RALEIGH, N.C. (AP) — A federal judge has granted the NCAA’s motion to dismiss the governing body from a lawsuit filed by two former North Carolina athletes seeking to hold it at least partly responsible for the school’s long-running academic fraud scandal.

In a ruling signed Friday, U.S. District Court Judge Loretta C. Biggs stated attorneys for former women’s basketball player Rashanda McCants and ex-football player Devon Ramsay hadn’t proven that the NCAA had a legal obligation to ensure the soundness of classes offered at UNC under state law.

McCants and Ramsay filed their lawsuit in January 2015 months naming the NCAA and UNC as defendants, arguing that neither had done enough to ensure athletes receive a quality education while citing the scandal on the Chapel Hill campus as a result. The case against UNC is still pending.

NCAA spokeswoman Emily James didn’t immediately return an email for comment Friday afternoon.

The lawsuit came three months after an independent probe conducted by former U.S. Justice Department official Kenneth Wainstein outlined nearly two decades of irregular courses featuring GPA-boosting grades in a department popular with athletes.

The case led to questions from UNC’s accreditation agency, which placed the school on a year of probation that expired in June. UNC also is currently facing five potentially top-level charges from the NCAA connected to the case.

Biggs issued a stay on UNC’s motion to dismiss, noting that another lawsuit filed by two former ex-UNC athletes is pending while the court determines whether the school is an arm of the state with sovereign immunity. That case was filed by former football player Michael McAdoo and former women’s basketball player Kenya McBee.

Biggs heard arguments and questioned attorneys in both cases during an all-day court session in Winston-Salem, North Carolina, in April.

“It would appear that what the Plaintiffs really seek is for the NCAA to do more, i.e., to undertake these tasks” of oversight and ensuring the “academic soundness” of courses, Biggs writes in Friday’s order.

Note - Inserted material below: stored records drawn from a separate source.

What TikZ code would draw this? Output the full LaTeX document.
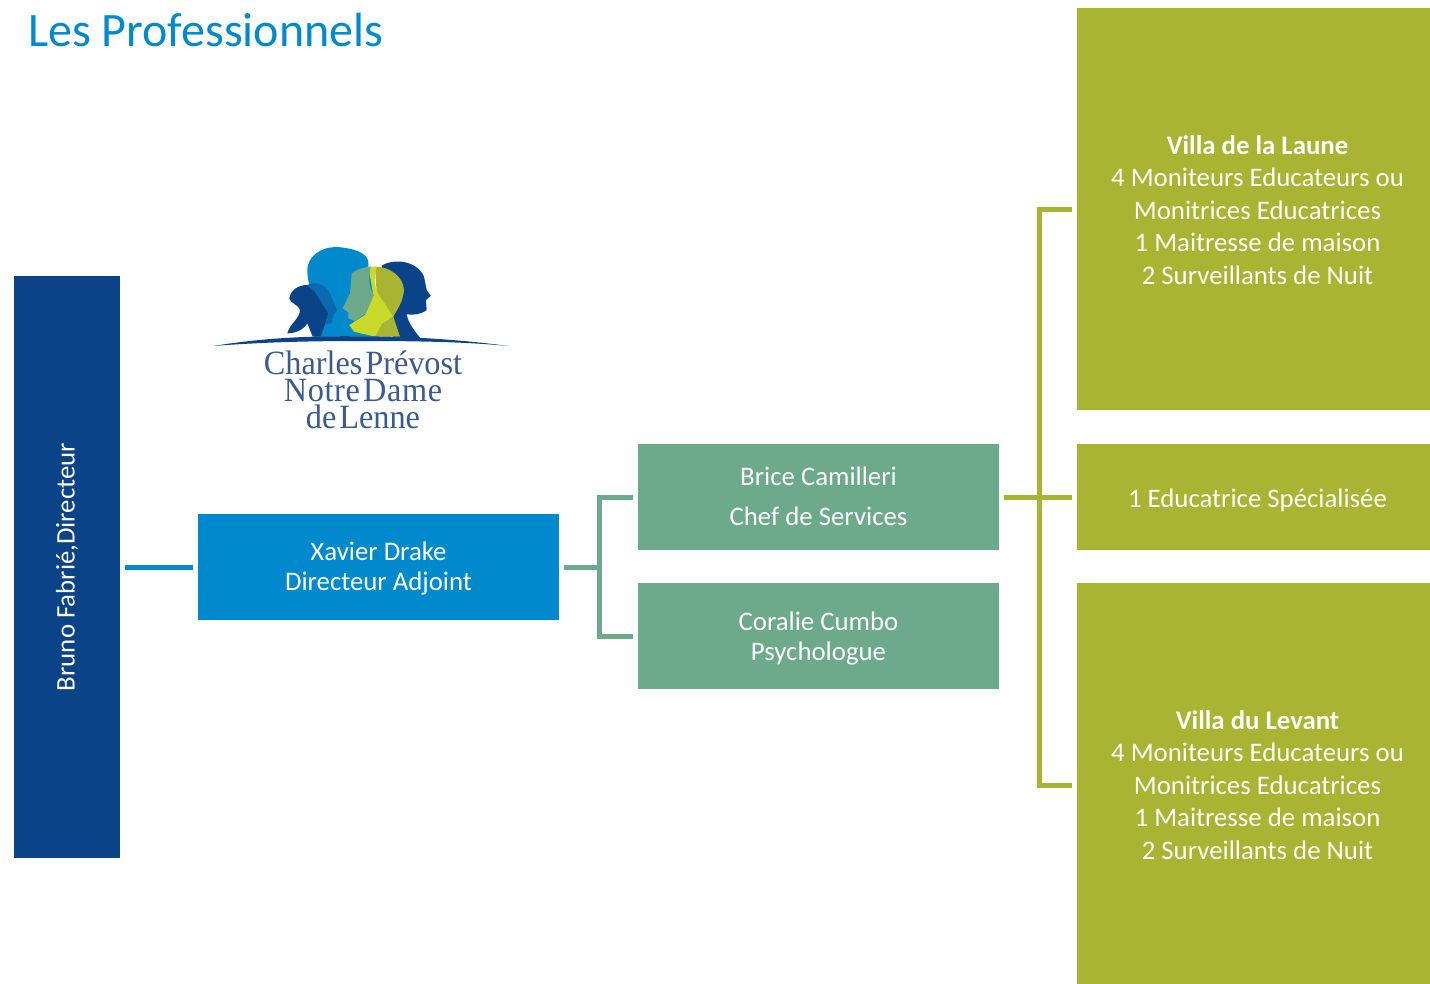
\documentclass[tikz,border=0pt]{standalone}
\usepackage{fontspec}
\setmainfont{Carlito}
\newfontfamily\logofont[WordSpace=0.35,FakeStretch=0.95]{Liberation Serif}
\usetikzlibrary{positioning}
\usetikzlibrary{calc}
\definecolor{navyblue}{HTML}{0B4388}
\definecolor{skyblue}{HTML}{008ACD}
\definecolor{sagegreen}{HTML}{6DA98B}
\definecolor{olivegreen}{HTML}{A8B432}
\definecolor{limegreen}{HTML}{CBD92B}
\definecolor{midblue}{HTML}{0A6AB0}
\definecolor{logotext}{HTML}{3A5A92}
\tikzset{
  box/.style={fill=#1,text=white,inner sep=0pt,align=center,minimum width=361pt,minimum height=106pt},
  link/.style={line width=5pt,draw=#1,shorten <=5pt,shorten >=5pt},
  bodytext/.style={font=\fontsize{26.8}{#1}\selectfont}
}
\begin{document}
\begin{tikzpicture}[x=1pt,y=-1pt]
\clip (0,0) rectangle (1430,983);
\fill[white] (0,0) rectangle (1430,983);

\node[anchor=west,text=skyblue,inner sep=0pt,font=\fontsize{48}{48}\selectfont] (title) at (28,30) {Les Professionnels};

\node[box=navyblue,minimum width=106pt,minimum height=582pt,bodytext=30] (bruno) at (67,567) {\rotatebox{90}{Bruno Fabrié,Directeur}};
\node[box=skyblue,bodytext=30] (xavier) at (378.5,567) {\rule{0pt}{21.6pt}Xavier Drake\\Directeur Adjoint};
\node[box=sagegreen,bodytext=40] (brice) at (818.5,497) {Brice Camilleri\\Chef de Services\rule[-2pt]{0pt}{2pt}};
\node[box=sagegreen,bodytext=30] (coralie) at (818.5,636) {\rule{0pt}{23.6pt}Coralie Cumbo\\Psychologue};
\node[box=olivegreen,minimum height=402pt,bodytext=32.5] (laune) at (1257.5,209) {\rule{0pt}{20.6pt}\textbf{Villa de la Laune}\\4 Moniteurs Educateurs ou\\Monitrices Educatrices\\1 Maitresse de maison\\2 Surveillants de Nuit};
\node[box=olivegreen,bodytext=30] (educ) at (1257.5,497) {\rule{0pt}{25.6pt}1 Educatrice Spécialisée};
\node[box=olivegreen,minimum height=404pt,bodytext=32.5] (levant) at (1257.5,785) {\textbf{Villa du Levant}\\4 Moniteurs Educateurs ou\\Monitrices Educatrices\\1 Maitresse de maison\\2 Surveillants de Nuit};

\coordinate (greenbus) at (599,567);
\coordinate (olivebus) at (1039,497);

\draw[link=skyblue] (bruno.east)--(xavier.west);
\draw[link=sagegreen,shorten >=0pt] (xavier.east)--(greenbus);
\draw[link=sagegreen] (brice.west)-|(greenbus)|-(coralie.west);
\draw[link=olivegreen] (brice.east)--(educ.west);
\draw[link=olivegreen] (laune.west)-|(olivebus)|-(levant.west);

\begin{scope}[shift={(200,235)},scale=1/3]
\fill[skyblue] (345,305) .. controls (350,200) and (320,150) .. (322,100)
  .. controls (330,50) and (380,30) .. (430,38)
  .. controls (480,45) and (510,60) .. (505,95)
  -- (530,200) -- (530,305) -- cycle;
\fill[navyblue] (545,92) .. controls (580,70) and (650,75) .. (672,125)
  -- (680,165) -- (692,182) -- (678,195) -- (680,225)
  .. controls (660,240) and (640,240) .. (620,238)
  .. controls (625,265) and (645,290) .. (662,310) -- (580,310) -- (560,200) -- cycle;
\fill[navyblue] (322,150) .. controls (295,150) and (272,165) .. (268,190)
  .. controls (270,205) and (298,210) .. (300,225)
  .. controls (300,250) and (270,265) .. (262,295)
  .. controls (285,295) and (310,285) .. (322,265)
  -- (338,305) -- (362,305) -- (375,268) -- (385,235) -- (345,170) -- cycle;
\fill[midblue] (322,150) .. controls (350,135) and (385,150) .. (398,195)
  -- (412,225) -- (400,240) -- (395,265) -- (375,268) -- (385,235) -- (345,170) -- cycle;
\fill[olivegreen] (525,95) .. controls (570,95) and (610,125) .. (612,165)
  .. controls (610,200) and (590,225) .. (580,245)
  -- (600,305) -- (525,305) -- (545,265) -- (580,245) -- (530,175) -- cycle;
\fill[limegreen] (505,95) -- (530,95) .. controls (520,130) and (525,165) .. (540,185)
  -- (580,245) -- (548,262) -- (525,305) -- (462,290) -- (448,270) -- (495,240) -- (520,180) -- cycle;
\fill[sagegreen] (455,115) .. controls (475,100) and (500,95) .. (512,95)
  .. controls (505,125) and (505,155) .. (522,180)
  -- (498,235) -- (465,258) -- (445,250) -- (445,232) -- (428,220) -- (450,175) -- cycle;
\fill[navyblue] (40,333) .. controls (180,310) and (320,302) .. (480,304)
  .. controls (640,304) and (790,315) .. (925,333)
  .. controls (790,320) and (640,318) .. (480,318)
  .. controls (320,318) and (180,322) .. (40,333) -- cycle;
\end{scope}

\node[text=logotext,inner sep=0pt,align=center,font=\logofont\fontsize{34}{27}\selectfont] (logo) at (363,390) {Charles Prévost\\{\addfontfeature{LetterSpace=2}Notre Dame}\\de Lenne};
\end{tikzpicture}
\end{document}
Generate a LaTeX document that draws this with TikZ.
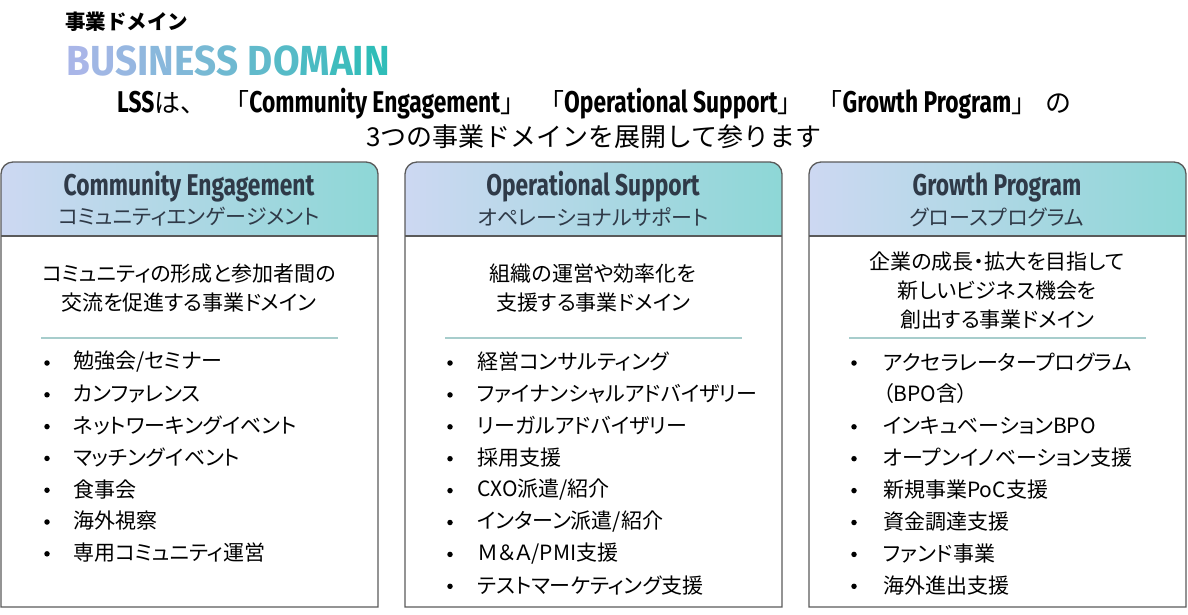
\documentclass[tikz,border=0pt]{standalone}
\usepackage{fontspec}
\usepackage{xcolor}
\usepackage{tikz}
\usetikzlibrary{positioning}

\setmainfont{Noto Sans CJK JP}
\newfontfamily\jpp{Noto Sans CJK JP}[RawFeature=+palt]
\newfontfamily\cond{Fira Sans}[FakeStretch=0.76]
\newfontfamily\wide{Fira Sans}[FakeStretch=0.92]

\definecolor{bdA}{HTML}{A9B6E8}
\definecolor{bdB}{HTML}{2BBDB6}
\definecolor{hdA}{HTML}{CDD8F2}
\definecolor{hdB}{HTML}{8DD7D6}
\definecolor{edge}{HTML}{5A5A5A}
\definecolor{sepline}{HTML}{A7CDCC}
\definecolor{hdtext}{HTML}{2F3A48}

\newcommand{\gl}[2]{\textcolor{bdA!#2!bdB}{#1}}
\newcommand{\lat}[1]{{\fontsize{30}{30}\selectfont\cond\bfseries #1}}

\begin{document}
\begin{tikzpicture}[x=1pt, y=-1pt,
  kicker/.style={anchor=west, inner sep=0, font=\fontsize{20.5}{22}\selectfont\bfseries},
  bigtitle/.style={anchor=west, inner sep=0, font=\fontsize{42}{44}\selectfont\wide\bfseries},
  lead/.style={inner sep=0, font=\fontsize{26}{30}\selectfont},
  hdtitle/.style={inner sep=0, text=hdtext, font=\fontsize{30}{32}\selectfont\cond\bfseries},
  hdsub/.style={inner sep=0, text=hdtext, font=\fontsize{21}{24}\selectfont\jpp},
  desc/.style={inner sep=0, align=center, font=\fontsize{21}{29}\selectfont\jpp},
  item/.style={anchor=west, inner sep=0, font=\fontsize{21}{24}\selectfont\jpp},
  dot/.style={circle, fill=black, inner sep=0, minimum size=5.5pt},
  boxedge/.style={draw=edge, line width=1.3pt},
  sep/.style={draw=sepline, line width=2pt},
]
\useasboundingbox (0,0) rectangle (1188,614);

% heading
\node[kicker] (kick) at (65,22) {事業ドメイン};
\node[bigtitle] (bd) at (66,61) {\gl{B}{100}\gl{U}{93}\gl{S}{86}\gl{I}{80}\gl{N}{75}\gl{E}{68}\gl{S}{61}\gl{S}{54}
  \gl{D}{43}\gl{O}{34}\gl{M}{25}\gl{A}{15}\gl{I}{9}\gl{N}{3}};
\node[lead, anchor=west] (lead1) at (117,104) {\lat{LSS}は、\hspace{17pt}「\lat{Community Engagement}」\hspace{12pt}「\lat{Operational Support}」\hspace{13pt}「\lat{Growth Program}」\hspace{8pt}の};
\node[lead] (lead2) at (594,137) {3つの事業ドメインを展開して参ります};

% three boxes
\foreach \x in {1,405,809} {
  \begin{scope}
    \clip (\x,607) {[rounded corners=12pt] -- (\x,162) -- ({\x+377},162)} -- ({\x+377},607) -- cycle;
    \shade[left color=hdA, right color=hdB] (\x,162) rectangle ({\x+377},236);
  \end{scope}
  \draw[boxedge] (\x,607) {[rounded corners=12pt] -- (\x,162) -- ({\x+377},162)} -- ({\x+377},607) -- cycle;
  \draw[boxedge] (\x,236) -- ({\x+377},236);
  \draw[sep] ({\x+40},338) -- ({\x+337},338);
}

% Community Engagement
\node[hdtitle] (ceT) at (189,187) {Community Engagement};
\node[hdsub, below=30pt of ceT.center, anchor=center] (ceS) {コミュニティエンゲージメント};
\node[desc] (ceD) at (189,288) {コミュニティの形成と参加者間の\\交流を促進する事業ドメイン};
\foreach \t [count=\i] in {勉強会/セミナー, カンファレンス, ネットワーキングイベント, マッチングイベント, 食事会, 海外視察, 専用コミュニティ運営} {
  \node[item] (ce\i) at (73,{362+31.8*(\i-1)}) {\t};
  \node[dot] (ceb\i) at (47,{363+31.8*(\i-1)}) {};
}

% Operational Support
\node[hdtitle] (osT) at (593,187) {Operational Support};
\node[hdsub, below=30pt of osT.center, anchor=center] (osS) {オペレーショナルサポート};
\node[desc] (osD) at (593,288) {組織の運営や効率化を\\支援する事業ドメイン};
\foreach \t [count=\i] in {経営コンサルティング, ファイナンシャルアドバイザリー, リーガルアドバイザリー, 採用支援, CXO派遣/紹介, インターン派遣/紹介, Ｍ＆Ａ/PMI支援, テストマーケティング支援} {
  \node[item] (os\i) at (477,{362+31.9*(\i-1)}) {\t};
  \node[dot] (osb\i) at (450,{363+31.9*(\i-1)}) {};
}

% Growth Program
\node[hdtitle] (gpT) at (997,187) {Growth Program};
\node[hdsub, below=30pt of gpT.center, anchor=center] (gpS) {グロースプログラム};
\node[desc] (gpD) at (997,291) {企業の成長・拡大を目指して\\新しいビジネス機会を\\創出する事業ドメイン};
\foreach \t/\b [count=\i] in {アクセラレータープログラム/1, （BPO含）/0, インキュベーションBPO/1, オープンイノベーション支援/1, 新規事業PoC支援/1, 資金調達支援/1, ファンド事業/1, 海外進出支援/1} {
  \node[item] (gp\i) at (883,{362+31.9*(\i-1)}) {\t};
  \ifnum\b=1 \node[dot] (gpb\i) at (854,{363+31.9*(\i-1)}) {}; \fi
}

\end{tikzpicture}
\end{document}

One of the attorneys handling the McCants-Ramsay case is Michael Hausfeld, who represented former UCLA men’s basketball standout Ed O’Bannon in an antitrust case against the NCAA. Another is Robert F. Orr, a former North Carolina Supreme Court Justice who has become an advocate of NCAA reform.

In a phone interview with The Associated Press, Orr said that attorneys would take some time “digesting” Biggs’ order to figure out whether to appeal to the U.S. Court of Appeals for the Fourth Circuit, located in Richmond, Virginia.

“We have to sit down and evaluate the chances of success and review the judge’s order to see what we disagree with other than the conclusions,” Orr said.

The case centers on independent study-style courses requiring a research paper or two in the formerly named African and Afro-American Studies (AFAM) department. Many were misidentified as lecture courses that didn’t meet and were run by an office administrator, not a faculty member.

Wainstein’s probe estimated more than 3,100 students were affected between 1993 and 2011, with athletes across numerous sports making up roughly half the enrollments.

Hausfeld had argued that athletes who took even one of the irregular courses had been defrauded, while noting the NCAA bore some oversight responsibility for academics in college sports.

But Biggs writes the NCAA’s “public statements espousing aspirational goals” regarding academics for athletes weren’t enough to trigger a legal duty to ensure the quality of courses. Biggs also dismisses claims of negligence, noting it would only apply to physical injury or property damage instead of “purely economic” damages according to state law.

In addition, Biggs notes that “broad, sweeping assertions” in the lawsuit “do little to support … that the NCAA voluntarily assumed a duty of care to them.”

“To the extent that Plaintiffs raise policy rather than legal issues for the Court to determine, Plaintiffs have chosen the wrong forum,” the order states.